There will not be circulating currents... Unless you put your speakers in a jetted hot tub. wink
Posted by: brwsaw

Re: Axiom in wall wire? - 02/19/14 06:22 PM

Originally Posted By: jazzba
I wouldn't connect both wires. You want prevent circulating currents which may induce unwanted voltages and noise due to differences in resistance. While this may actually not be in effect here, the chance of it outweighs any benefit.


That doesn't make sense.

Edit: I missed the posts between this and the original. Still, doesn't though. As long as the wires are paired the same at each end...
Posted by: wilwom

Re: Axiom in wall wire? - 02/19/14 07:46 PM

Originally Posted By: brwsaw
Originally Posted By: jazzba
I wouldn't connect both wires. You want prevent circulating currents which may induce unwanted voltages and noise due to differences in resistance. While this may actually not be in effect here, the chance of it outweighs any benefit.


That doesn't make sense.

Edit: I missed the posts between this and the original. Still, doesn't though. As long as the wires are paired the same at each end...

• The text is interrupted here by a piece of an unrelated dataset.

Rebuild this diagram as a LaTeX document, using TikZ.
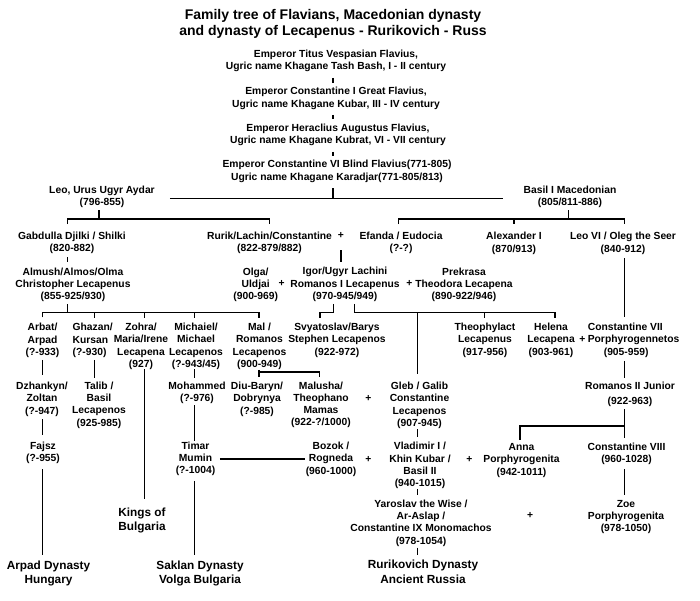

I think you have just been punked. That was jazzba's one and only post so far.
Posted by: Socketman

Re: Axiom in wall wire? - 02/19/14 08:37 PM

Originally Posted By: wilwom
Originally Posted By: brwsaw
Originally Posted By: jazzba
I wouldn't connect both wires. You want prevent circulating currents which may induce unwanted voltages and noise due to differences in resistance. While this may actually not be in effect here, the chance of it outweighs any benefit.


That doesn't make sense.

Edit: I missed the posts between this and the original. Still, doesn't though. As long as the wires are paired the same at each end...


I think you have just been punked. That was jazzba's one and only post so far.


We may have been pranked but, hopefully no one less initiated, reads this thread and see's that BS and even remotely thinks its possible or relevant. Such drivel must be dispelled so misinformation like that does not spread. People like Jazba need to get a life.